States Spend More, Grow More
One of the clearest indicators of progress, Mr. Edun said, is the improved fiscal health of state governments. Their combined balance rose from 1.8% of GDP in 2023 to 3.1% this year, translating into a surplus of N7.1 trillion compared to N2.8 trillion previously. This, in turn, has driven higher capital spending in infrastructure and services across the country.
Oil, Gas, and Power Getting a Boost
Mr. Edun noted that Nigeria’s oil sector, while producing below the 2.06 million barrels per day budget benchmark, has maintained compliance with OPEC quotas. The average output of 1.67 million barrels per day in H1 2025 came at a global average price of $67 per barrel.
The power sector, according to him, has recorded a rare milestone – no national grid collapse so far this year. Noting that the government has also secured approval to clear N4 trillion in legacy electricity debts.
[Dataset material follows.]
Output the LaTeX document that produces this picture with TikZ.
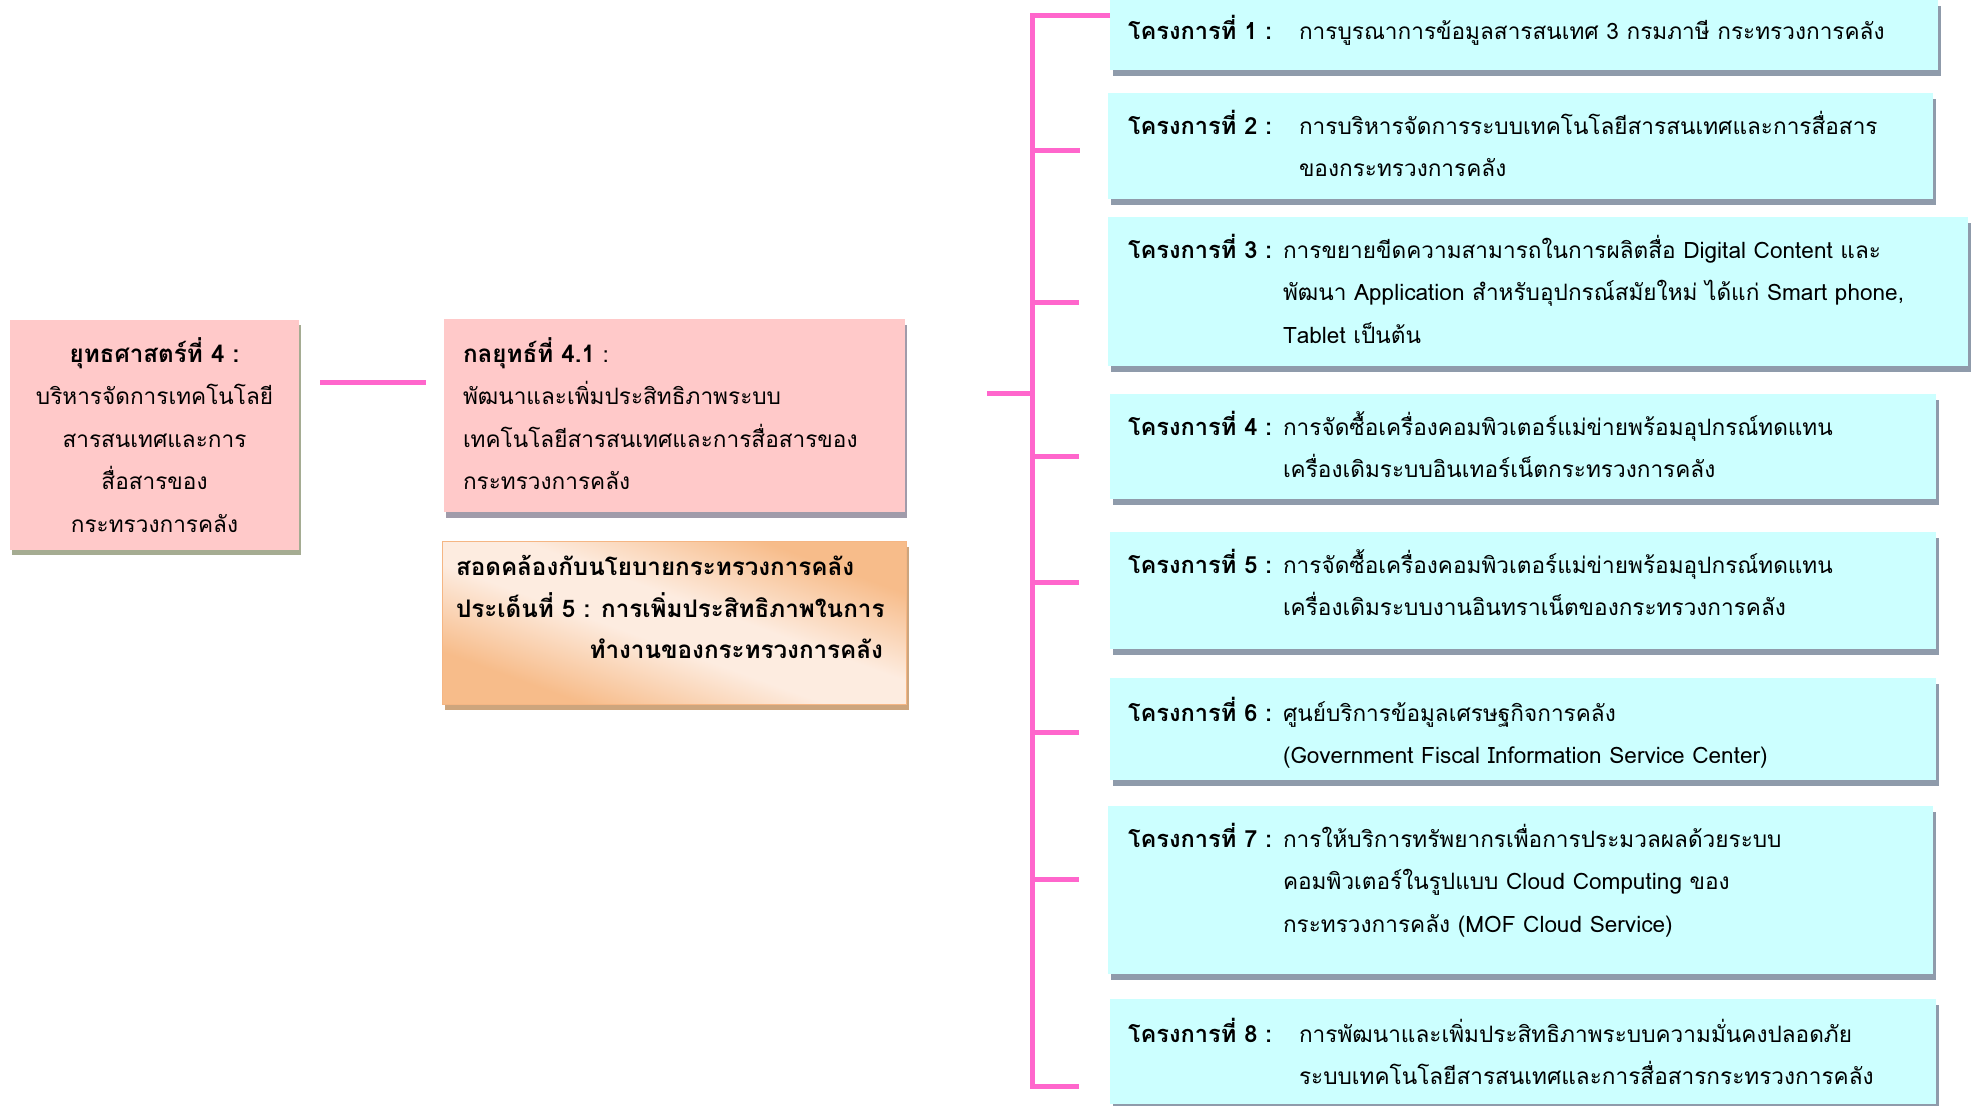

He equally noted that Nigeria is further tapping into the World Bank and AfDB-backed ‘Mission 300’ programme to expand electricity access for industries and communities, spurring growth in manufacturing and agro-processing.
Monetary Stability and Investor Confidence
On monetary policy, Mr. Edun stressed the government’s focus on bringing down inflation through tighter coordination between fiscal and monetary authorities. He stated that a more competitive exchange rate now supports export growth under the African Continental Free Trade Area (AfCFTA), while stable macroeconomic conditions are helping businesses plan with greater certainty.
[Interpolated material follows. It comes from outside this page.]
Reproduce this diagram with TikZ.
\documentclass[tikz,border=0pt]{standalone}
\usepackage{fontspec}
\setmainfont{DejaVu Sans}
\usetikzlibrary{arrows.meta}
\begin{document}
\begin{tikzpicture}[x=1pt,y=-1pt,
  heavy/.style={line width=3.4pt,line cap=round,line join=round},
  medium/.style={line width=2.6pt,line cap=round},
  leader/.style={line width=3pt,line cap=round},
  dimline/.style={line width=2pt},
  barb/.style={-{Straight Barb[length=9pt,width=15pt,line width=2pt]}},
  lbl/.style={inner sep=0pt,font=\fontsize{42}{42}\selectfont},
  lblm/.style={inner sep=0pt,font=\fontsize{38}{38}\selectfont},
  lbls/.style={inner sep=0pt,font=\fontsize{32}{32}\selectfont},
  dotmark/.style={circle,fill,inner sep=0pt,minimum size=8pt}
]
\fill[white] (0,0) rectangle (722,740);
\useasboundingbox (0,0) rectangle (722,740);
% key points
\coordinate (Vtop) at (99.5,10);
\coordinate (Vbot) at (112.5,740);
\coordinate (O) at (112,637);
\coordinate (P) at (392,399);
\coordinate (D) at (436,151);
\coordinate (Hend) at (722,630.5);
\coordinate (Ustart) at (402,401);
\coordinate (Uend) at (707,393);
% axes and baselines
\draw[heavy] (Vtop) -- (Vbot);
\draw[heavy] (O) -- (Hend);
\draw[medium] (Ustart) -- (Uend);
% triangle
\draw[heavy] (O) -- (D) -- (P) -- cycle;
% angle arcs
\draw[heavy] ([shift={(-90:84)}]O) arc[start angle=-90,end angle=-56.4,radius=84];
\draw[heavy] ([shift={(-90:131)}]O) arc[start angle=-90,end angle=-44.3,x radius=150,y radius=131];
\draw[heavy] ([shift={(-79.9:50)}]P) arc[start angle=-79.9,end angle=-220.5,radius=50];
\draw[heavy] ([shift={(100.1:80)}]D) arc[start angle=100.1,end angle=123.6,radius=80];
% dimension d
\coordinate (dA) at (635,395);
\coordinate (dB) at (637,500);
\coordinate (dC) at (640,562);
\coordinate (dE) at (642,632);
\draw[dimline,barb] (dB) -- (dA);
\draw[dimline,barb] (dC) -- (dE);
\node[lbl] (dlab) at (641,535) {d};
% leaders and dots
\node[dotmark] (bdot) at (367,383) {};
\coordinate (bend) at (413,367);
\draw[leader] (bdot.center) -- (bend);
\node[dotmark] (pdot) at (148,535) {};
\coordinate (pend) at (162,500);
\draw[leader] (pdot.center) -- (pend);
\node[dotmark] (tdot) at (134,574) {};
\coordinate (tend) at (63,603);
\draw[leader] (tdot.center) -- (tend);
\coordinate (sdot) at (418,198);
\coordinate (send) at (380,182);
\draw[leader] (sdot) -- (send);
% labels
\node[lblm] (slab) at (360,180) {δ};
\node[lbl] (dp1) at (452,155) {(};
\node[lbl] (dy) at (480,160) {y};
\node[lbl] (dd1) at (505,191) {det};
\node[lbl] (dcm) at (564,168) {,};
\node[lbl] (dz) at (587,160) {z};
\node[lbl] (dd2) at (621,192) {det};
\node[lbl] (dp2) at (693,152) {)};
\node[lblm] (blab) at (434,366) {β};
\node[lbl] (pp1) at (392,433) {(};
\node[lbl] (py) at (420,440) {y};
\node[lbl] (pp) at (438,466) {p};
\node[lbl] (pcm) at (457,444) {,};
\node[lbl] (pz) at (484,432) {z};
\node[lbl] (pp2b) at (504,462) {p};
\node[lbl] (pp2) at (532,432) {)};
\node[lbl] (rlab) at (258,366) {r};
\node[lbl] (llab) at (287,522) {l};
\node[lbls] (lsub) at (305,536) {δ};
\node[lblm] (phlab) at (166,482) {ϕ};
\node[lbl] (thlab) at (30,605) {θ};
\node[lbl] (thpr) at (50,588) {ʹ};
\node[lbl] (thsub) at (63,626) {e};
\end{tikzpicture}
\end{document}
Transparency as a Growth Driver
The Honourable Minister of Finance was emphatic that the administration’s transparency is central to building trust. “We are open for business,” he said. “Nigeria has stable conditions that encourage investment in agriculture, manufacturing, technology, infrastructure, and services. We are disciplined in saving, investing wisely, and focusing on education, health, and infrastructure for inclusive growth.”
With these reforms, he stated that the government’s goal remains clear – an economy that works for all Nigerians, built on transparency, resilience, and shared prosperity.